GIVEN RECORDS:

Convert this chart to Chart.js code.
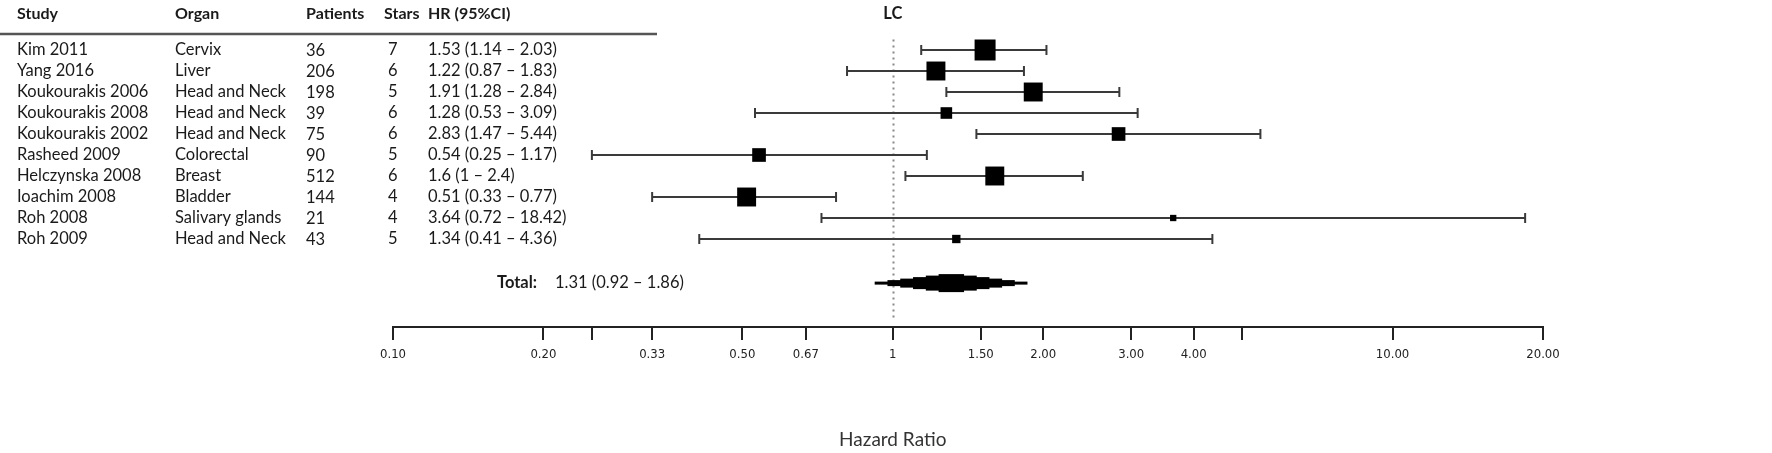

==

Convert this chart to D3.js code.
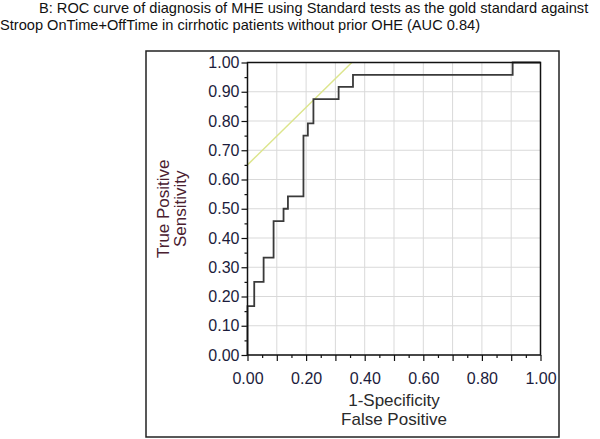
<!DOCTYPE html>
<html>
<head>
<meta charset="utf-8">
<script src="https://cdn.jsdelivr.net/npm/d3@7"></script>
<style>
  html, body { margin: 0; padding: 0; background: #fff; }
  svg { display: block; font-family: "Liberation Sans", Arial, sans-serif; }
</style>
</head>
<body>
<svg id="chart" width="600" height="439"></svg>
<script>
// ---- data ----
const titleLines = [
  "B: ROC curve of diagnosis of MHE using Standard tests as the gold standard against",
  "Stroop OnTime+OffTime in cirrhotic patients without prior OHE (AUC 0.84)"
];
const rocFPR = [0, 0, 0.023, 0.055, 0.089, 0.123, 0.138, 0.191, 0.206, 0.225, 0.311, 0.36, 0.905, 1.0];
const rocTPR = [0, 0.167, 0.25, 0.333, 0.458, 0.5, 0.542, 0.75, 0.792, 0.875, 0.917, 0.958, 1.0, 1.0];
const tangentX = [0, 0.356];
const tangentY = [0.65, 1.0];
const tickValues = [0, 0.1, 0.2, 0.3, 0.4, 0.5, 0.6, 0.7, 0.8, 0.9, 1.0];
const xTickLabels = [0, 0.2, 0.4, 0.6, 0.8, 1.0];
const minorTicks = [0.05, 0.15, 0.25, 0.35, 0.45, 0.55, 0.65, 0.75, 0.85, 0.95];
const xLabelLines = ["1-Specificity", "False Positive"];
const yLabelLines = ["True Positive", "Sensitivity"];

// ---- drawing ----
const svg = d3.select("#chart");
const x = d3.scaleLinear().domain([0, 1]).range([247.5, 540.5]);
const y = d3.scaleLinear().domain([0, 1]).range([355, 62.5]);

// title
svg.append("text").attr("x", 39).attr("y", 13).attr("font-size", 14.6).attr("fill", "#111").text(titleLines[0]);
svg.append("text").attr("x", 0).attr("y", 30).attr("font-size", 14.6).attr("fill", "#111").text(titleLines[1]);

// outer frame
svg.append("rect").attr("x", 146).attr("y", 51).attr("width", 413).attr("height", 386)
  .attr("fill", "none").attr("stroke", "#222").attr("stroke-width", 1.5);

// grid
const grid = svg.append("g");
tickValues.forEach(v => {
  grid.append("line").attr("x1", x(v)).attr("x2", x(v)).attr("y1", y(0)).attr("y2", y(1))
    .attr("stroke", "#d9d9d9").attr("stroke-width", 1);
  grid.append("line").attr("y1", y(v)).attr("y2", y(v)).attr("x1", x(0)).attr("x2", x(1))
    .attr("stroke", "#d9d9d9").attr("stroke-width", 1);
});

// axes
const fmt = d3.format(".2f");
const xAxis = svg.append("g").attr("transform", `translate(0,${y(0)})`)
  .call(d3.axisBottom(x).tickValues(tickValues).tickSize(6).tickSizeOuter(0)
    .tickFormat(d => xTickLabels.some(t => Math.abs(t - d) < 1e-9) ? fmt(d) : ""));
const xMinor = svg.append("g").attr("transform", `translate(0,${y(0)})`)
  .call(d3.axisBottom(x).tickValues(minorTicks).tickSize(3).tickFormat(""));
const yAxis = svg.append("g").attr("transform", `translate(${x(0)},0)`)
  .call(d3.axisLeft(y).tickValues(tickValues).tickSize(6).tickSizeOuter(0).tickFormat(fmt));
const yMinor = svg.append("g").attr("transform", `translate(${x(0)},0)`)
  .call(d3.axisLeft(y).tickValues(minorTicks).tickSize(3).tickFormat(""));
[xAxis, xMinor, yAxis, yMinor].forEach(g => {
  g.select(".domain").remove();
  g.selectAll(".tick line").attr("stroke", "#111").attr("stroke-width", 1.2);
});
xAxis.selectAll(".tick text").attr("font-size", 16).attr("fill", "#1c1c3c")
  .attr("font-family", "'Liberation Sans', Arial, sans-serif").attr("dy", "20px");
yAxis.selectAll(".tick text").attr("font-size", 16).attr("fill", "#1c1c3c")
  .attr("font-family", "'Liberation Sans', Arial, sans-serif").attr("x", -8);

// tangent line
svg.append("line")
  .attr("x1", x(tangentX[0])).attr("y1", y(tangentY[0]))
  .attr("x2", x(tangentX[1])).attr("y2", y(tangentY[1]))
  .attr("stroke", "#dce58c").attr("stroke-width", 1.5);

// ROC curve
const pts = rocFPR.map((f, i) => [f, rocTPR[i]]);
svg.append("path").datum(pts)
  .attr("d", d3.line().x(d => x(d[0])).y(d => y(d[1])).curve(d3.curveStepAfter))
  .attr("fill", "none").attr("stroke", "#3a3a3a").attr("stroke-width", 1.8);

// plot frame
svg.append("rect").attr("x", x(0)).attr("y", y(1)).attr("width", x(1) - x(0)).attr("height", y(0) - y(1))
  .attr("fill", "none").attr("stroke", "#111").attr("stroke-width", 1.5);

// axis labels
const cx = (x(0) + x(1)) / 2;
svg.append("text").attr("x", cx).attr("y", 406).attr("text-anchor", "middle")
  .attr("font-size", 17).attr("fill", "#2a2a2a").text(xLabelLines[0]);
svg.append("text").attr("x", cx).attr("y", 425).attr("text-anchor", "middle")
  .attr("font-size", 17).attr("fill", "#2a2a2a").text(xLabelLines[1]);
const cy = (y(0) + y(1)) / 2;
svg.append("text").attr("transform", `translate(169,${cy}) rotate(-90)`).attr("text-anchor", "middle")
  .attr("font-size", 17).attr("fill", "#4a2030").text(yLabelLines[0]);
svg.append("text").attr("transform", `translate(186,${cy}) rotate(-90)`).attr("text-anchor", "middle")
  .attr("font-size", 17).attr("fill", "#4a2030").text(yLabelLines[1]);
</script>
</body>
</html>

SHORT TASK: Find every line that holds "code" and copy it.

COMPLETE ANSWER:
Convert this chart to Chart.js code.
Convert this chart to D3.js code.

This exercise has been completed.